(Extracted data entries)
^^^^
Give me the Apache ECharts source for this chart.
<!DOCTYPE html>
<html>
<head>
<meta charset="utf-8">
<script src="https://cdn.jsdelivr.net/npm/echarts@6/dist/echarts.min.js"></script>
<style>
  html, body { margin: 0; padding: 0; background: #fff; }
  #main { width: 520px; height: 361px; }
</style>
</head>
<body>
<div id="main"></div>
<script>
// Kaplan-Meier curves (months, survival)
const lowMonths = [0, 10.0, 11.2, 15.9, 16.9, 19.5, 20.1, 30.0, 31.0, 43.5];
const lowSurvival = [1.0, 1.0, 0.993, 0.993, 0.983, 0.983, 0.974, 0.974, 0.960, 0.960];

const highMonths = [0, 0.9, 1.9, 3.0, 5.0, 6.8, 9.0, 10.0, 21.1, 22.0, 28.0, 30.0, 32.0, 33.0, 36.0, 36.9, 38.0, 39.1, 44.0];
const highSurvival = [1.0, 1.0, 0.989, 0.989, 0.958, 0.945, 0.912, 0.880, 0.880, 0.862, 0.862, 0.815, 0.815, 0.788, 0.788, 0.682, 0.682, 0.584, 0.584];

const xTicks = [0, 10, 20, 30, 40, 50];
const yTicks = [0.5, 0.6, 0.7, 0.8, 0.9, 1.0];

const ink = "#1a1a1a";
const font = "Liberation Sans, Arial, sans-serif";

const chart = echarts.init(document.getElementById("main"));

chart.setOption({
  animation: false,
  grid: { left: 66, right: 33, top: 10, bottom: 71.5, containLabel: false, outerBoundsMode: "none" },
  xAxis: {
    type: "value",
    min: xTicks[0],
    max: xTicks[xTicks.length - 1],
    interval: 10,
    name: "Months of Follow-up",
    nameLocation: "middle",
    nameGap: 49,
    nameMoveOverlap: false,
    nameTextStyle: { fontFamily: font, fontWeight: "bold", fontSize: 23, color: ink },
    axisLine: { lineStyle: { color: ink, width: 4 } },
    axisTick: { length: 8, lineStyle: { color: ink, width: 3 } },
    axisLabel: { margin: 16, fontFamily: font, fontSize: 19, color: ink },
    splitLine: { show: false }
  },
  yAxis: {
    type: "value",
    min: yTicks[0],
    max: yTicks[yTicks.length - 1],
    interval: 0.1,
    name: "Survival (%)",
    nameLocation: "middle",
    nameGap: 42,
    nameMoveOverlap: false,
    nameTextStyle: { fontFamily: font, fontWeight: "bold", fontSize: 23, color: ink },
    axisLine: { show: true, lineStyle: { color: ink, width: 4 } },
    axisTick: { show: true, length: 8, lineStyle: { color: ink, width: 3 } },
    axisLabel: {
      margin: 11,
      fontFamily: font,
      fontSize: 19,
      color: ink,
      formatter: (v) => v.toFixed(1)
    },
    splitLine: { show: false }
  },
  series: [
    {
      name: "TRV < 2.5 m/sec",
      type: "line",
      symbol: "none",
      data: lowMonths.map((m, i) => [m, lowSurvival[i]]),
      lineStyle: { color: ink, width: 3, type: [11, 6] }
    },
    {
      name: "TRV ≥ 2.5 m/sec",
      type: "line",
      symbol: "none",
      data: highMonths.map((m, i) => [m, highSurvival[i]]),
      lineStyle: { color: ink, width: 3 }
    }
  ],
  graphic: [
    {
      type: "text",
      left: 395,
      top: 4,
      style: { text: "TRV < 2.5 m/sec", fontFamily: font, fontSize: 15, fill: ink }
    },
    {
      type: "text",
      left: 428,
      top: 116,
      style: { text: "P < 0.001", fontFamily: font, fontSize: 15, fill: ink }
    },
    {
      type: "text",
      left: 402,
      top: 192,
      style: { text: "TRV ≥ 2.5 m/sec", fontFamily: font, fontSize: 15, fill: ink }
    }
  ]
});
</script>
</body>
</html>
^^^^
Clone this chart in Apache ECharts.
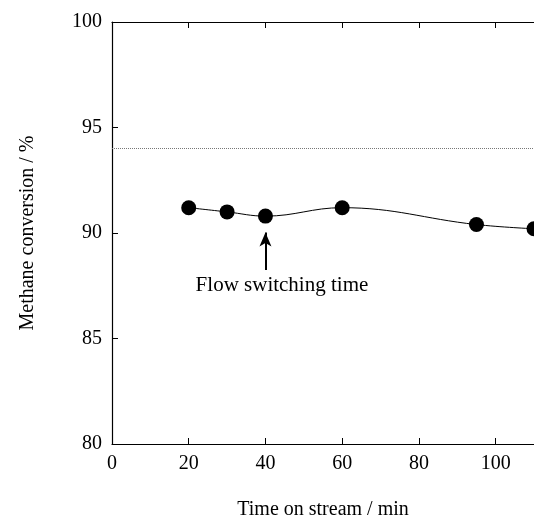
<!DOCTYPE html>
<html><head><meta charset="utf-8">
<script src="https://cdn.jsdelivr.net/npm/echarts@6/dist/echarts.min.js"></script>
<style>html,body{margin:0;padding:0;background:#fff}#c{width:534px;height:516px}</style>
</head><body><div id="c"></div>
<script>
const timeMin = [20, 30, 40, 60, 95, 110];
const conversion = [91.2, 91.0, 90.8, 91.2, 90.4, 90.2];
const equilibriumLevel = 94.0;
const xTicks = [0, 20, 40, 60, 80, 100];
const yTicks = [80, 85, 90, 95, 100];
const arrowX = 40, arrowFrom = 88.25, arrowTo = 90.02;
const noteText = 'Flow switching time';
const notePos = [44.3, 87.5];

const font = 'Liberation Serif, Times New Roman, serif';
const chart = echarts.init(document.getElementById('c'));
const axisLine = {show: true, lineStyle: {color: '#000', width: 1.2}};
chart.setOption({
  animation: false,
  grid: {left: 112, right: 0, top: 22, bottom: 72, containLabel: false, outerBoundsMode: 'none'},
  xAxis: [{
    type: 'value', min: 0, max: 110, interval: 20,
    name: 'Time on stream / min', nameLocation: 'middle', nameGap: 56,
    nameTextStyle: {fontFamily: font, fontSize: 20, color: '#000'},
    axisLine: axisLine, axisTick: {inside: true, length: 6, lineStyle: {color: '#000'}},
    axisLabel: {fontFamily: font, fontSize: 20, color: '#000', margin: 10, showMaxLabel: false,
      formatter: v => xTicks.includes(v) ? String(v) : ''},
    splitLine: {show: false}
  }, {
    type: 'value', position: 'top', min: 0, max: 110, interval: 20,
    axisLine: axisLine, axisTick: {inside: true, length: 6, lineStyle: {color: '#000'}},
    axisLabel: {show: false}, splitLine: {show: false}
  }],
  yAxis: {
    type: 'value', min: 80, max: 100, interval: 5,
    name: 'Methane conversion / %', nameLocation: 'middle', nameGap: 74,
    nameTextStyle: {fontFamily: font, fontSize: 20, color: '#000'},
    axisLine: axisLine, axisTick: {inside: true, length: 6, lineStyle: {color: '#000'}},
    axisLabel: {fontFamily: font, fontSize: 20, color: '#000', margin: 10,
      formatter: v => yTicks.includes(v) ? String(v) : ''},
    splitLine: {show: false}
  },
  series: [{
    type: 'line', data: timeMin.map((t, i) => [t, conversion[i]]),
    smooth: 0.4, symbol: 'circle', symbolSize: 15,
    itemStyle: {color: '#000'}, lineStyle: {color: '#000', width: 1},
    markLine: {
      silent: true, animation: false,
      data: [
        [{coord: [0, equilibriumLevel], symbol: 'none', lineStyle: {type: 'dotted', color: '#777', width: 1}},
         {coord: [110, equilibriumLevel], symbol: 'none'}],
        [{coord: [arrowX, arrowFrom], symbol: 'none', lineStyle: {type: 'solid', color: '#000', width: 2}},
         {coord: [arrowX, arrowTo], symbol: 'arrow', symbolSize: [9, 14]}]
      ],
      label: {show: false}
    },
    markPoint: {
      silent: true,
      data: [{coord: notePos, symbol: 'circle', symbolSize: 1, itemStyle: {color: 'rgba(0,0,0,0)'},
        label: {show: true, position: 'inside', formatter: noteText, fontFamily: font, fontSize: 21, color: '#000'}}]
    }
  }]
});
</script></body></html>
^^^^
◆ **What the exercise asks**
Using the entries above, extract exactly the lines from the one that contains "Clone this chart in Apache ECharts." through the one that contains "const notePos = [44.3, 87.5];". Do not carry over any pictures.

◆ **Result for this exercise**
Clone this chart in Apache ECharts.
<!DOCTYPE html>
<html><head><meta charset="utf-8">
<script src="https://cdn.jsdelivr.net/npm/echarts@6/dist/echarts.min.js"></script>
<style>html,body{margin:0;padding:0;background:#fff}#c{width:534px;height:516px}</style>
</head><body><div id="c"></div>
<script>
const timeMin = [20, 30, 40, 60, 95, 110];
const conversion = [91.2, 91.0, 90.8, 91.2, 90.4, 90.2];
const equilibriumLevel = 94.0;
const xTicks = [0, 20, 40, 60, 80, 100];
const yTicks = [80, 85, 90, 95, 100];
const arrowX = 40, arrowFrom = 88.25, arrowTo = 90.02;
const noteText = 'Flow switching time';
const notePos = [44.3, 87.5];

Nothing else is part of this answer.